Возлюбленные великих художников (Арсеньева) - страница 98

Отчего-то настроения среди друзей Антона Павловича после таких его откровений начинали царить самые фривольные, а потому никого не удивило, что однажды в теплый майский день Левитан взял да и отправился на дачу «Затишье», куда наезжала к своему дяде Панафидину милая и легкомысленная красавица Лика Мизинова — предмет недолгой и не слишком-то пылкой любви Антона Павловича. Любви, которой исследователи творчества Чехова придают, пожалуй, слишком уж глобальное значение. По-нынешнему говоря, эти двое переспали да и разошлись, но поскольку Чехов жил по принципу «nulla dies sine linea»[25], хоть это выражение более пристало художнику, ибо художником и употреблено, он продолжал состоять с Ликой в оживленной переписке, а потому был в курсе того, как и с кем она теперь проводила время. Одновременно переписывался он и с Левитаном, и читать эти письма не только весело, но и досадно… за Софью Петровну — из-за маленького летнего романчика ее ненаглядного и обворожительного возлюбленного.

Ну что ж, надо было думать, с кем связываешься. Художники — они ведь все такие!

Чехов писал из Богимова, где поселилось их семейство: «Золотая, перламутровая и фильдекосовая Лика! Приезжайте нюхать цветы, ловить рыбку, гулять и реветь. Ах, прекрасная Лика!

Когда Вы с ревом орошали мое правое плечо слезами (пятна я вывел бензином) и когда ломоть за ломтем ели наш хлеб и говядину, мы жадно пожирали глазами Ваше лицо и затылок. Ах, Лика, Лика, адская красавица! Когда Вы будете гулять с кем-нибудь или будете сидеть в обществе и с Вами случится то, о чем мы говорили, то не предавайтесь отчаянию, а приезжайте к нам, и мы со всего размаха бросимся Вам в объятия. Подпись — Вам известный друг Гунияди-Янос».

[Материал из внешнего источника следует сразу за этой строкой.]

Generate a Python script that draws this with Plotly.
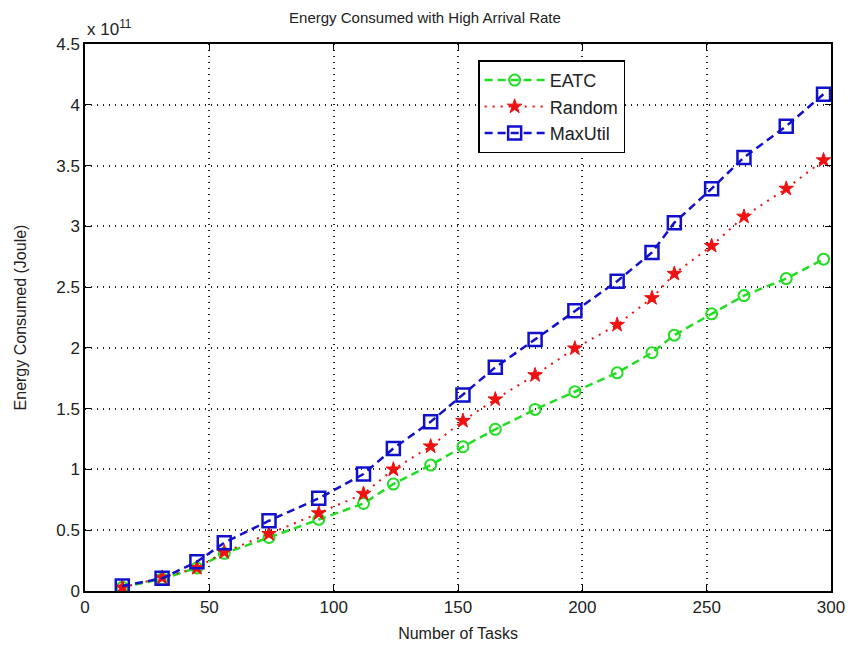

«Гунияди-Янос» — вид слабительной воды. Страсть Чехова к Лике в этом письме ну очень, очень сильна… Или все же слаба?

Левитан сообщал Чехову: «Пишу тебе из того очаровательного уголка земли, где все, начиная с воздуха и кончая, прости господи, последней что ни на есть букашкой на земле, проникнуто ею, ею — божественной Ликой! Ее еще пока нет, но она будет здесь, ибо она любит не тебя, белобрысого, а меня — волканического брюнета, и приедет только туда, где я. Больно тебе это читать, но из любви к правде я не мог это скрыть. Поселились мы в Тверской губернии вблизи усадьбы Панафидина, дяди Лики».

Да, уехать-то Левитан уехал один, но когда Софья Петровна прослышала, что Лика собралась к дядюшке, она немедленно ринулась туда же, в Затишье.

Лика докладывала Чехову: «У нас тоже великолепный сад и все… да, кроме того, еще и Левитан, на которого, впрочем, мне приходится только облизываться, так как ко мне близко подойти он не смеет, а вдвоем нас ни на минуту не оставляют. Софья Петровна очень милая. Она, по-видимому, вполне уверилась, что для нее я не могу быть опасной, и поэтому сердится, когда я день или два не бываю в Затишье. От себя они оба меня провожают домой».